Двое суток мы проскучали на берегу, а потом капитан „Импайр тайда“ прислал нашему капитану записку. „Получил радиограмму корвета вооруженных сил „Свободная Франция“. К нам идет мощный эскорт. Отхожу ему навстречу. Возвращайтесь на борт“. Мы вернулись. „Импайр тайд“ встретился с эскортом – тремя французскими корветами и двумя русскими эсминцами. Под эскортом шло еще пять судов из конвоя PQ-17. Мы пришли в Архангельск 25 июля, то есть через три недели после рассредоточения конвоя. А нам казалось, что прошел уже не один месяц.

По невероятному стечению обстоятельств экипаж „Вашингтона“ прибыл в Архангельск в полном составе. К сожалению, закончить таким „хэппи эндом“ нельзя.

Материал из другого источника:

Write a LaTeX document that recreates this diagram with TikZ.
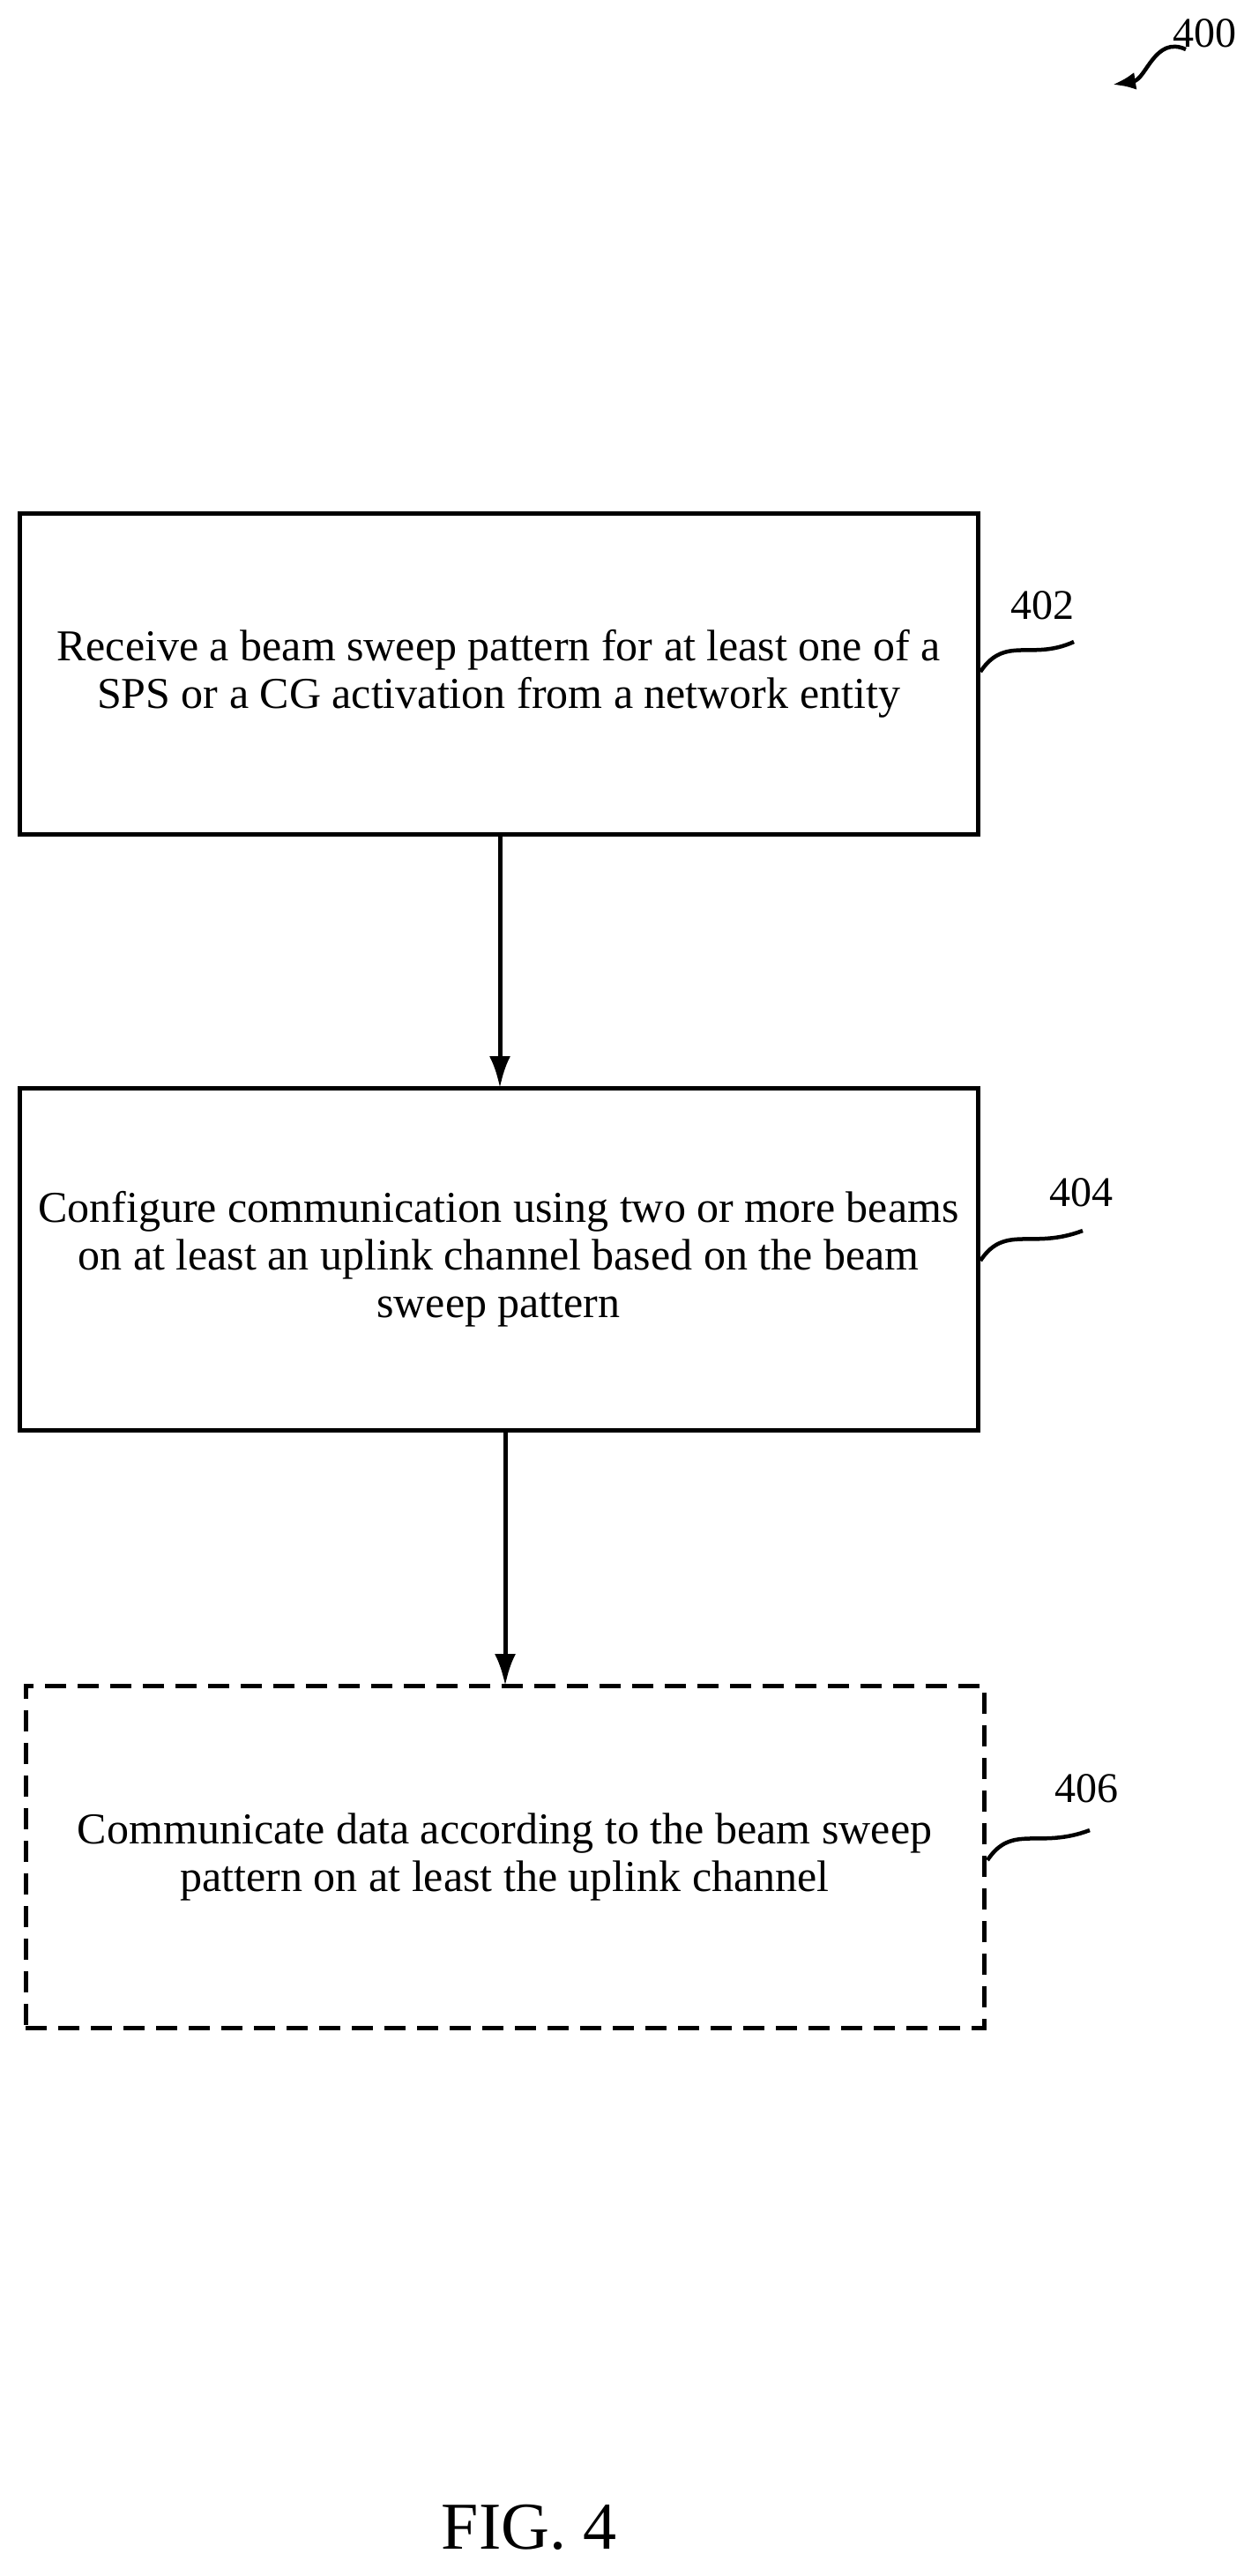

В начале августа 1942 года все уцелевшие моряки конвоя PQ-17 – тысяча триста человек – были доставлены в Мурманск, где им пришлось ждать репатриации. Половина города лежала в развалинах. Моряки жили в деревянных бараках, и по нескольку раз на дню их поднимал на ноги вой сирен воздушной тревоги. Через несколько секунд из-за холмов вылетали немецкие самолеты. Ближайший немецкий аэродром находился в 68 километрах – восемь минут полета. Русские истребители не всегда успевали подняться в воздух до начала бомбардировки. Улицы Мурманска были завалены битым кирпичом и железом.

В ту эпоху еще не существовало воздушного моста для эвакуации моряков. Через три недели после их прибытия в Мурманск американский крейсер „Тускалуза“ забрал двести сорок человек. Остальные вернулись домой позже, но кое-кто погиб или пропал без вести во время бомбежек Мурманска.

Мне повезло, – закончил свой рассказ Патрик Лестер.

1950 год. Война закончилась несколько лет назад. Между бывшими союзниками возникли серьезные разногласия. В Арктике выросли военные базы. Одна из них разместилась в Туле, легендарном Туле, считавшемся краем мира, до которого добрался в IV веке до нашей эры Пифей, мореплаватель, уже встречавшийся нам в предыдущих книгах „Великого часа океанов“.